Chairman of Parliament’s Appointments Committee, Joseph Osei-Owusu
Joseph Osei-Owusu

First Deputy Speaker, Joseph Osei-Owusu, has welcomed the ruling by the Supreme Court that a Deputy Speaker of Parliament can be counted during the formation of a quorum for parliamentary decision-making and participate in voting while presiding.

Addressing the media in Parliament on Wednesday, he said the decision by the Supreme Court is ‘refreshing’ and affirms his earlier decision to join his colleagues on the Majority side to approve the 2022 Budget while presiding over proceedings of the House.

According to him, the decision by the Supreme Court would help guide their practice as Members of Parliament and advance Ghana’s democracy.

“As at now, at the end of it all, we are being guided. What we have not done before, where the way was not clearly marked out by our own standing orders, have now been cleared by the Supreme Court,” he stated.

Reacting to the Court’s decision for portions of the Standing Orders of Parliament to be struck out, he said he is not surprised by the decision.

“I am very glad that indeed that clarity has been given… the text of the Constitution was very clear and even the Article 109(3) was clear that you shall not retain the original vote whereas in the case of the Speaker it said you shall not have either original or casting vote when it came to the Deputy Speaker, it said you shall not retain the original vote. The natural consequence was that you would have a casting vote. This decision of the Supreme Court appears to affirm that position that I strongly agreed with,” he noted.

The Supreme Court presided over by Justice Jones Dotse, on Wednesday affirmed the approval of the 2022 Budget without NDC MPs’ participation.

Private Legal Practitioner Justice Abdulai, in a case against the Attorney-General, asked the Supreme Court to interpret Articles 102 and 104 of the 1992 Constitution and declare the action of Mr. Osei Owusu to be counted as a Member of Parliament while acting as Speaker, as unconstitutional.

He also wanted the Supreme Court to declare the whole proceedings in Parliament on November 30, 2021, which led to the passage of the 2022 Budget, as unconstitutional.
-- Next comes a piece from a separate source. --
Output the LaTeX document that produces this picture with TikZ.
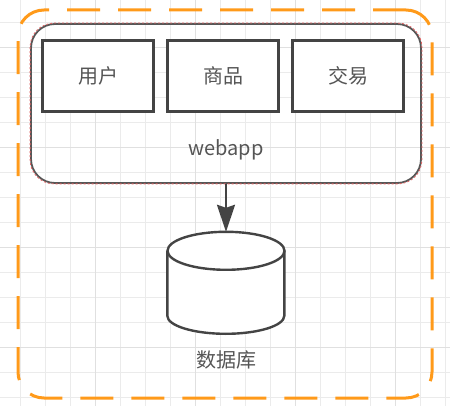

He contended that the Deputy Speaker should not have counted himself as an MP when he presided over proceedings.

On the other hand, the A-G believes that the quorum under Article 104 (1), which deals with the determination of matters through voting in Parliament, requires at least half of all MPs, and such a quorum is not the same as the one in Article 102.

Mr. Dame argued that unlike Article 102, which precludes a “person presiding” from being part of the quorum, Article 104 (2) precludes explicitly, “The Speaker”.

The A-G, therefore, holds the position that only the person elected as “The Speaker” of Parliament is barred from forming part of the quorum under Article 104 when presiding, and not the Deputy Speakers who preside over proceedings in his absence.

The Apex Court, comprising Justices; Jones Dotse, Nene Amegatcher, Prof Ashie Kotey, Mariama Owusu, Lovelace Johnson, Clemence Honyenuga, and Emmanuel Yonny Kulendi affirmed the arguments of the Attorney-General.

The court also struck out portions of the standing orders of Parliament which reads, “A Deputy Speaker or any other member presiding shall not retain his original vote while presiding.”